Yahut bir diğer bahse değer imam, Naylon Hafız. Esas adı Hüseyin Çınar fakat lakabı Naylon Hafız. Aktarayım hikayesini bu lakabın. Hüseyin Çınar 1956’da İstanbul Aksaray’da gezerken Küçük Langa’da bir kalabalık görür, “dur bakalım neymiş” diyerek karışır kalabalığa. Bir Hıristiyan cenaze törenine iştirak etmiş olur. Papaz gelir o ara. Hüseyin amca bir bakar ki papaz öyle şık giyinmiş ki… Kendi kendine “esas dinin lideri biziz, bunu bizim giyinmemiz lazım” diyerek böylece güzel giyinmeyi kendine şiar edinmiş. Naylon lakabı da İnegöl’de vakt-i zamanında Almanya’dan gelen ilk naylon gömleği giydiğinden. Artık Hüseyin Çınar isminin önüne geçmiş Naylon Hafız.
Anadolu irfanı bu aktarımı sağladı
Bu zatlara şu muvaceheden bakmalıyız: Bir dönem İslam birçok açıdan yok edilmeye çalışılıp vicdana hapsedilmeye uğraşıldı. Bunların hikâyeleri ve hamasi söylemleri hepimizin kulaklarında, zihinlerinde. Peki böyle ağır saldırıdan nasıl günümüze bir şeyler kalabildi? Klişe ve içi boşaltılmış olsa da kelimenin has anlamını vurgulayarak söylemek istiyorum, Anadolu irfanı bu aktarımı sağladı. Bu aktarım damarlarının izini sürmeyi bir vefa borcu olarak görüyorum.

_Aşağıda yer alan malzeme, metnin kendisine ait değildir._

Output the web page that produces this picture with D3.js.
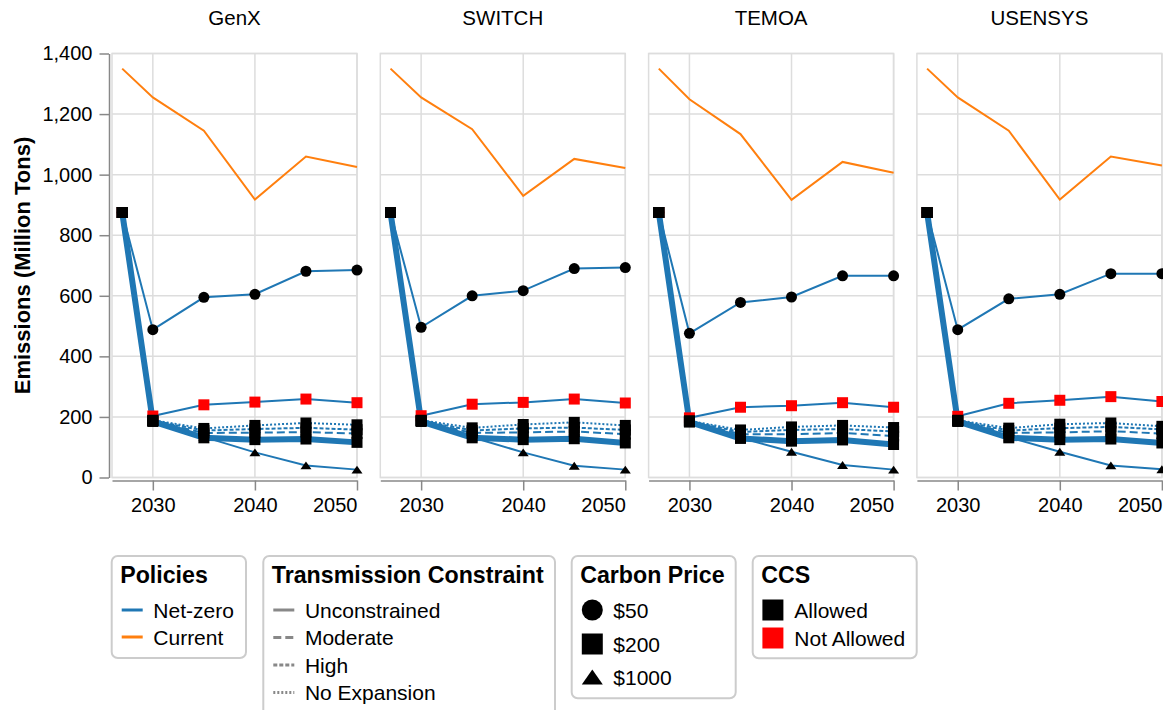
<!DOCTYPE html>
<html>
<head>
<meta charset="utf-8">
<script src="https://cdn.jsdelivr.net/npm/d3@7"></script>
<style>
  body { margin: 0; background: #fff; }
  svg { font-family: "Liberation Sans", Arial, sans-serif; }
</style>
</head>
<body>
<svg id="chart" width="1163" height="710"></svg>
<script>
const models = ["GenX", "SWITCH", "TEMOA", "USENSYS"];
const years = [2027, 2030, 2035, 2040, 2045, 2050];
const yTicks = [0, 200, 400, 600, 800, 1000, 1200, 1400];
const xTicks = [2030, 2040, 2050];

// net-zero scenarios (one entry per line)
const scenarioPrice = ["$50", "$1000", "$200", "$200", "$200", "$200", "$200"];
const scenarioCcs = ["Allowed", "Allowed", "Not Allowed", "Allowed", "Allowed", "Allowed", "Allowed"];
const scenarioTrans = ["Unconstrained", "Unconstrained", "Unconstrained", "No Expansion", "High", "Moderate", "Unconstrained"];

// current policy emissions by model
const currentGenX = [1350, 1255, 1145, 918, 1060, 1025];
const currentSwitch = [1350, 1255, 1150, 930, 1052, 1022];
const currentTemoa = [1350, 1249, 1134, 917, 1042, 1006];
const currentUsensys = [1350, 1255, 1145, 918, 1060, 1030];

// net-zero emissions by model, same order as the scenario lists
const netZeroGenX = [
  [875, 488, 595, 605, 681, 685],
  [875, 186, 134, 83, 40, 26],
  [875, 203, 240, 249, 259, 247],
  [875, 189, 162, 172, 180, 174],
  [875, 188, 155, 160, 164, 158],
  [875, 187, 147, 148, 150, 145],
  [875, 185, 131, 125, 127, 116]
];
const netZeroSwitch = [
  [875, 496, 600, 617, 690, 693],
  [875, 186, 133, 83, 39, 26],
  [875, 204, 242, 248, 259, 246],
  [875, 189, 164, 175, 182, 172],
  [875, 188, 155, 162, 165, 157],
  [875, 187, 147, 149, 152, 143],
  [875, 185, 131, 125, 128, 114]
];
const netZeroTemoa = [
  [875, 476, 578, 596, 666, 666],
  [875, 184, 131, 85, 41, 26],
  [875, 197, 232, 237, 247, 232],
  [875, 187, 157, 167, 172, 165],
  [875, 186, 150, 157, 160, 152],
  [875, 185, 143, 143, 147, 137],
  [875, 183, 129, 120, 124, 109]
];
const netZeroUsensys = [
  [875, 488, 590, 605, 673, 673],
  [875, 186, 133, 85, 40, 27],
  [875, 202, 245, 255, 267, 251],
  [875, 189, 163, 176, 180, 169],
  [875, 188, 155, 163, 167, 159],
  [875, 187, 147, 149, 153, 145],
  [875, 185, 131, 125, 127, 114]
];

const currentByModel = [currentGenX, currentSwitch, currentTemoa, currentUsensys];
const netZeroByModel = [netZeroGenX, netZeroSwitch, netZeroTemoa, netZeroUsensys];

const policyColor = {"Net-zero": "#1f77b4", "Current": "#ff7f0e"};
const dashFor = {"Unconstrained": null, "Moderate": "8,4", "High": "4,2", "No Expansion": "2,2"};
const shapeFor = {"$50": "circle", "$200": "square", "$1000": "triangle"};
const ccsColor = {"Allowed": "#000", "Not Allowed": "#ff0000"};

const svg = d3.select("#chart");
const panelW = 245, panelH = 424, panelTop = 53.5, left0 = 112, step = 268.3;

const x = d3.scaleLinear().domain([2026, 2050]).range([0, panelW]);
const y = d3.scaleLinear().domain([0, 1400]).range([panelH, 0]);

function shapePath(shape, s) {
  if (shape === "circle") return d3.symbol(d3.symbolCircle, Math.PI * (s / 2) * (s / 2))();
  if (shape === "square") return d3.symbol(d3.symbolSquare, s * s)();
  const h = 0.36 * s;
  return `M0,${-h}L${s / 2},${h}L${-s / 2},${h}Z`;
}

const line = d3.line()
  .x((d, i) => x(years[i]))
  .y(d => y(d));

models.forEach((model, mi) => {
  const g = svg.append("g")
    .attr("transform", `translate(${left0 + mi * step},${panelTop})`);

  // grid
  g.selectAll(".hgrid").data(yTicks).enter().append("line")
    .attr("x1", 0).attr("x2", panelW)
    .attr("y1", d => y(d)).attr("y2", d => y(d))
    .attr("stroke", "#ddd").attr("stroke-width", 1.5);
  g.selectAll(".vgrid").data(xTicks).enter().append("line")
    .attr("y1", 0).attr("y2", panelH)
    .attr("x1", d => x(d)).attr("x2", d => x(d))
    .attr("stroke", "#ddd").attr("stroke-width", 1.5);
  g.append("rect")
    .attr("width", panelW).attr("height", panelH)
    .attr("fill", "none").attr("stroke", "#ddd").attr("stroke-width", 1.5);

  // facet title
  g.append("text")
    .attr("x", panelW / 2).attr("y", 25 - panelTop)
    .attr("text-anchor", "middle")
    .style("font-size", "20.5px")
    .text(model);

  // x axis, last label flush with the end of the axis
  const xa = g.append("g")
    .attr("transform", `translate(0,${panelH + 3})`)
    .call(d3.axisBottom(x).tickValues(xTicks).tickFormat(d3.format("d"))
      .tickSize(10).tickPadding(7).tickSizeOuter(0));
  xa.select(".domain").attr("stroke", "#888").attr("stroke-width", 1.5);
  xa.selectAll(".tick line").attr("stroke", "#888").attr("stroke-width", 1.5);
  xa.selectAll(".tick text").attr("fill", "#000")
    .style("font-size", "20px").style("font-family", "Liberation Sans, Arial, sans-serif");
  xa.selectAll(".tick text").filter(d => d === x.domain()[1])
    .attr("text-anchor", "end");

  // current policy line
  g.append("path")
    .attr("d", line(currentByModel[mi]))
    .attr("fill", "none")
    .attr("stroke", policyColor["Current"])
    .attr("stroke-width", 2);

  // net-zero lines
  const nz = netZeroByModel[mi];
  nz.forEach((vals, si) => {
    const isBase = scenarioPrice[si] === "$200" && scenarioCcs[si] === "Allowed" && scenarioTrans[si] === "Unconstrained";
    g.append("path")
      .attr("d", line(vals))
      .attr("fill", "none")
      .attr("stroke", policyColor["Net-zero"])
      .attr("stroke-width", isBase ? 6 : 2)
      .attr("stroke-dasharray", dashFor[scenarioTrans[si]]);
  });

  // points
  nz.forEach((vals, si) => {
    g.selectAll(null).data(vals).enter().append("path")
      .attr("transform", (d, i) => `translate(${x(years[i])},${y(d)})`)
      .attr("d", shapePath(shapeFor[scenarioPrice[si]], 11))
      .attr("fill", ccsColor[scenarioCcs[si]]);
  });
});

// y axis on first panel
const ya = svg.append("g")
  .attr("transform", `translate(${left0 - 3},${panelTop})`)
  .call(d3.axisLeft(y).tickValues(yTicks).tickFormat(d3.format(","))
    .tickSize(9.5).tickPadding(7).tickSizeOuter(0));
ya.select(".domain").attr("stroke", "#888").attr("stroke-width", 1.5);
ya.selectAll(".tick line").attr("stroke", "#888").attr("stroke-width", 1.5);
ya.selectAll(".tick text").attr("fill", "#000")
  .style("font-size", "20px").style("font-family", "Liberation Sans, Arial, sans-serif");

svg.append("text")
  .attr("transform", `translate(30,${panelTop + panelH / 2}) rotate(-90)`)
  .attr("text-anchor", "middle")
  .style("font-size", "22px").style("font-weight", "bold")
  .text("Emissions (Million Tons)");

// legends
function legend(bx, bw, bh, title, items, rowYs, drawSymbol) {
  const lg = svg.append("g").attr("transform", `translate(${bx},556)`);
  lg.append("rect")
    .attr("x", 0).attr("y", 0).attr("width", bw).attr("height", bh)
    .attr("rx", 6).attr("fill", "#fff").attr("stroke", "#ccc").attr("stroke-width", 2);
  lg.append("text")
    .attr("x", 8.5).attr("y", 27)
    .style("font-size", "23.2px").style("font-weight", "bold")
    .text(title);
  items.forEach((it, i) => {
    const row = lg.append("g").attr("transform", `translate(0,${rowYs[i]})`);
    drawSymbol(row, it);
    row.append("text")
      .attr("x", 41.6).attr("y", 0).attr("dy", "0.36em")
      .style("font-size", "21px")
      .text(it);
  });
}

const policyItems = ["Net-zero", "Current"];
const transItems = ["Unconstrained", "Moderate", "High", "No Expansion"];
const priceItems = ["$50", "$200", "$1000"];
const ccsItems = ["Allowed", "Not Allowed"];

legend(111.7, 134.3, 102, "Policies", policyItems, [54, 81], (row, it) => {
  row.append("line").attr("x1", 10).attr("x2", 31)
    .attr("stroke", policyColor[it]).attr("stroke-width", 3);
});
legend(263.3, 291.7, 170, "Transmission Constraint", transItems, [54, 81.5, 109, 136.5], (row, it) => {
  row.append("line").attr("x1", 10).attr("x2", 31)
    .attr("stroke", "#888").attr("stroke-width", 3)
    .attr("stroke-dasharray", dashFor[it]);
});
legend(571.7, 164, 142.3, "Carbon Price", priceItems, [54, 88, 121], (row, it) => {
  row.append("path").attr("transform", "translate(20.6,0)")
    .attr("d", shapePath(shapeFor[it], 21)).attr("fill", "#000");
});
legend(752.7, 164, 102.3, "CCS", ccsItems, [54, 82], (row, it) => {
  row.append("path").attr("transform", "translate(20.2,0)")
    .attr("d", shapePath("square", 21)).attr("fill", ccsColor[it]);
});
</script>
</body>
</html>
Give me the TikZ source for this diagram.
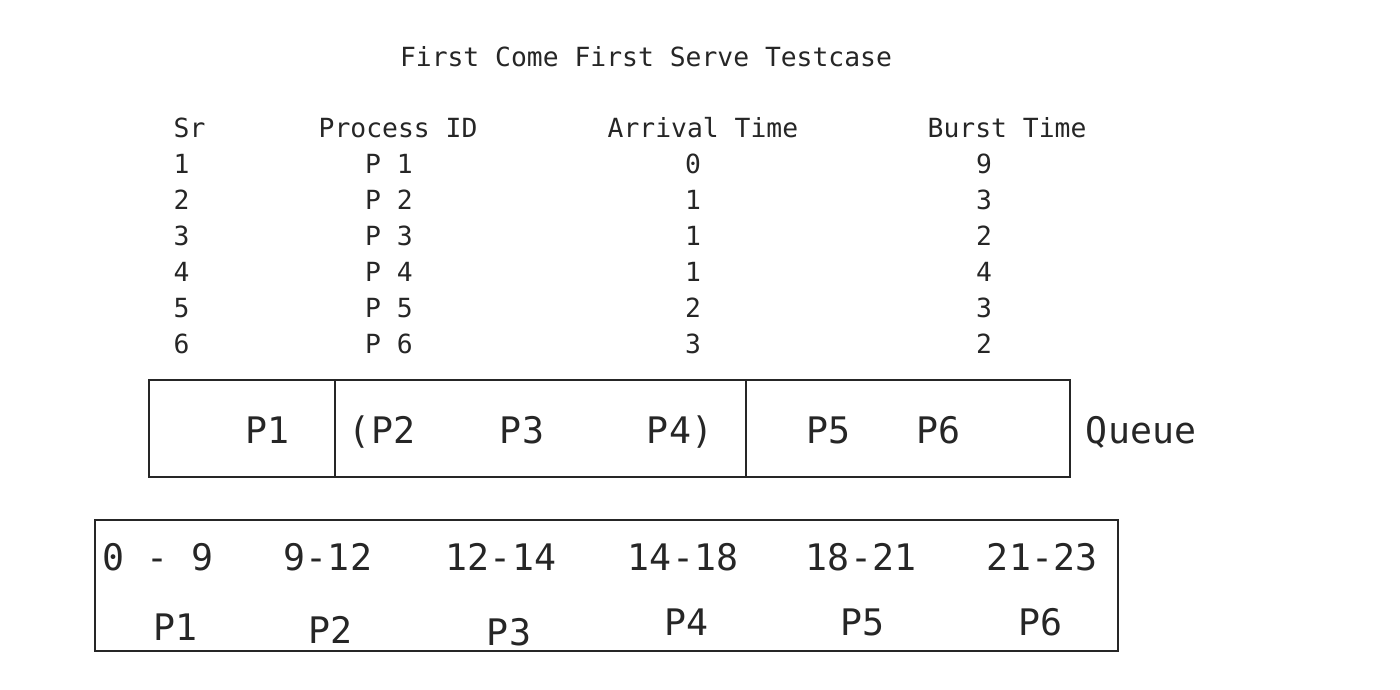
\documentclass[tikz,border=0pt]{standalone}
\usepackage{fontspec}
\setmonofont{DejaVu Sans Mono}
\usepackage{tikz}
\usetikzlibrary{positioning, calc}

\begin{document}
\begin{tikzpicture}[
    tabtext/.style={inner sep=0pt, font=\ttfamily\fontsize{7.5}{9}\selectfont, text=black!85},
    bigtext/.style={inner sep=0pt, text depth=0pt, font=\ttfamily\fontsize{10.4}{12}\selectfont, text=black!85},
    cell/.style={draw=black!85, line width=0.6pt, rectangle, minimum height=0.97cm, inner sep=0pt}
]
\useasboundingbox (0,0) rectangle (14,6.9);

% Title
\node[tabtext] (title) at (6.46,6.33) {First Come First Serve Testcase};

% Table header
\node[tabtext, anchor=west] (hsr) at (1.73,5.62) {Sr};
\node[tabtext, anchor=west] (hpid) at (3.18,5.62) {Process ID};
\node[tabtext, anchor=west] (harr) at (6.07,5.62) {Arrival Time};
\node[tabtext, anchor=west] (hbur) at (9.27,5.62) {Burst Time};

% Table rows
\foreach \i/\at/\bt [count=\r] in {1/0/9, 2/1/3, 3/1/2, 4/1/4, 5/2/3, 6/3/2} {
  \node[tabtext, anchor=west] (sr\i) at (1.73,5.62-0.36*\r) {\i};
  \node[tabtext] (pid\i) at (3.89,5.62-0.36*\r) {P \i};
  \node[tabtext] (arr\i) at (6.93,5.62-0.36*\r) {\at};
  \node[tabtext] (bur\i) at (9.84,5.62-0.36*\r) {\bt};
}

% Queue
\node[cell, minimum width=1.86cm] (q1) at (2.42,2.615) {};
\node[cell, minimum width=4.11cm] (q2) at (5.405,2.615) {};
\node[cell, minimum width=3.24cm] (q3) at (9.08,2.615) {};
\node[bigtext] (qp1) at (2.68,2.60) {P1};
\node[bigtext] (qp2) at (3.82,2.60) {(P2};
\node[bigtext] (qp3) at (5.22,2.60) {P3};
\node[bigtext] (qp4) at (6.80,2.60) {P4)};
\node[bigtext] (qp5) at (8.28,2.60) {P5};
\node[bigtext] (qp6) at (9.38,2.60) {P6};
\node[bigtext] (queue) at (11.41,2.60) {Queue};

% Gantt chart
\node[cell, minimum width=10.23cm, minimum height=1.31cm] (gantt) at (6.065,1.045) {};
\node[bigtext] (t1) at (1.58,1.33) {0 - 9};
\node[bigtext] (t2) at (3.28,1.33) {9-12};
\node[bigtext] (t3) at (5.01,1.33) {12-14};
\node[bigtext] (t4) at (6.83,1.33) {14-18};
\node[bigtext] (t5) at (8.61,1.33) {18-21};
\node[bigtext] (t6) at (10.42,1.33) {21-23};
\node[bigtext] (g1) at (1.76,0.63) {P1};
\node[bigtext] (g2) at (3.30,0.60) {P2};
\node[bigtext] (g3) at (5.09,0.58) {P3};
\node[bigtext] (g4) at (6.86,0.68) {P4};
\node[bigtext] (g5) at (8.62,0.68) {P5};
\node[bigtext] (g6) at (10.40,0.68) {P6};

\end{tikzpicture}
\end{document}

Bu zatların hayat hikâyelerini ve hizmetlerini birkaç paragraflık dahi olsa yazmak, çocuğundan torunundan hatıralarını dinleyip kayıt altına almak gerekli. Unuttuğumuz bazı şeyleri tekrar öğrenmemiz için gerekli bunlar.
Nihai olarak programa geri dönersek, bu programın, birçok açıdan hor görebileceğimiz vilayetlerde, yörelerde hazineye malik viraneler olduğunu göstermesi açısından da değeri bilinmeli. Umarım daha nice bölümü arz-ı endam eder.